DATA ENTRIES:

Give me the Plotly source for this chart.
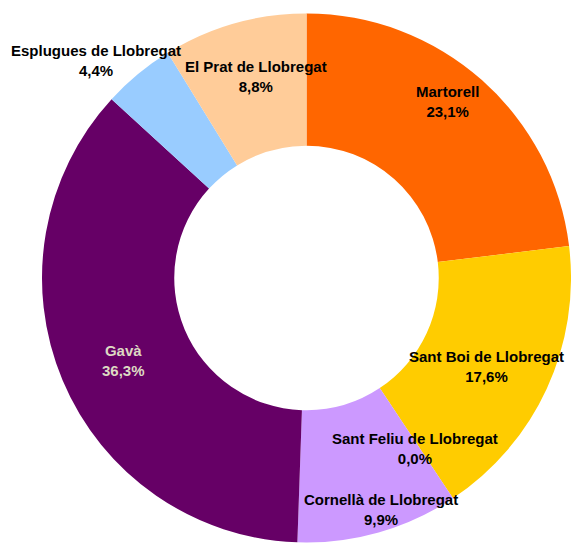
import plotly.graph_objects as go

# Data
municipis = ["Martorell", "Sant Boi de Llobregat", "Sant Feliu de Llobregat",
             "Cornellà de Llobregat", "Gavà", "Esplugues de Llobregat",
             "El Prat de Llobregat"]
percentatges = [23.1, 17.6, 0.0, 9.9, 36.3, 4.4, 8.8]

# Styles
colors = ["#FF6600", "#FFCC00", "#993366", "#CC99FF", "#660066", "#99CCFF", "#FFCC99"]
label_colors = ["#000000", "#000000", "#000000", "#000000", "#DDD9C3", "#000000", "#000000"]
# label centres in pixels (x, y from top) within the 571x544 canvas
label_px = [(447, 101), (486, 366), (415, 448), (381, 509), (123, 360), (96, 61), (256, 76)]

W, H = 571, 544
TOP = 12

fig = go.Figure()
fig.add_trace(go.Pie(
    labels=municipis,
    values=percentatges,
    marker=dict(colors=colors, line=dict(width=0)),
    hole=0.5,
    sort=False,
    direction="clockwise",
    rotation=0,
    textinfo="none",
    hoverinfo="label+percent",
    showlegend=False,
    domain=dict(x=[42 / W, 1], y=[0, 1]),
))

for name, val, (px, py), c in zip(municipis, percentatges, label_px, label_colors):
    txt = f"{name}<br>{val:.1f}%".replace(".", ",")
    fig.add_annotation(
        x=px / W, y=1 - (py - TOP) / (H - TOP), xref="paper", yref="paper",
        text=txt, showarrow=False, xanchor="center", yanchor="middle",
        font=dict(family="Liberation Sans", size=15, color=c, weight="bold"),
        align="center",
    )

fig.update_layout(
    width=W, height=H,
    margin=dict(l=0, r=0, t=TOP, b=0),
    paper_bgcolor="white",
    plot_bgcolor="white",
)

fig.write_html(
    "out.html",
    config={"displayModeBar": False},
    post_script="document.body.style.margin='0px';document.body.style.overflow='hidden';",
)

---

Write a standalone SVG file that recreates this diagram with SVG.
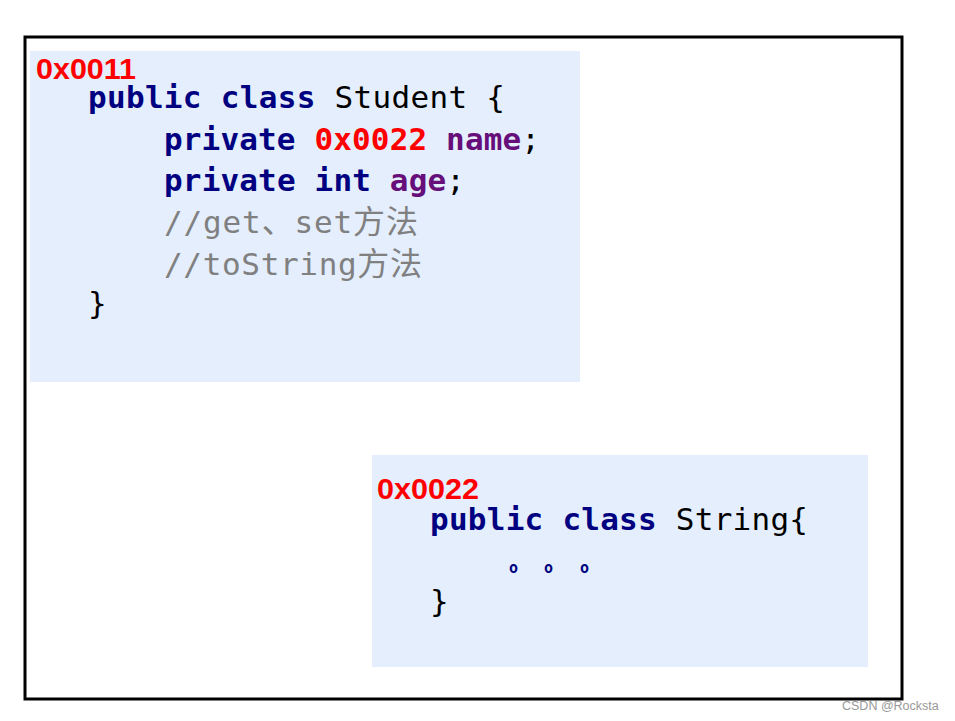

TASK TO CARRY OUT: Leave out the pictures and give again exactly the lines from the one with "Give me the Plotly source for this chart." through the one with "percentatges = [23.1, 17.6, 0.0, 9.9, 36.3, 4.4, 8.8]", and no others.

OUTPUT:
Give me the Plotly source for this chart.
import plotly.graph_objects as go

# Data
municipis = ["Martorell", "Sant Boi de Llobregat", "Sant Feliu de Llobregat",
             "Cornellà de Llobregat", "Gavà", "Esplugues de Llobregat",
             "El Prat de Llobregat"]
percentatges = [23.1, 17.6, 0.0, 9.9, 36.3, 4.4, 8.8]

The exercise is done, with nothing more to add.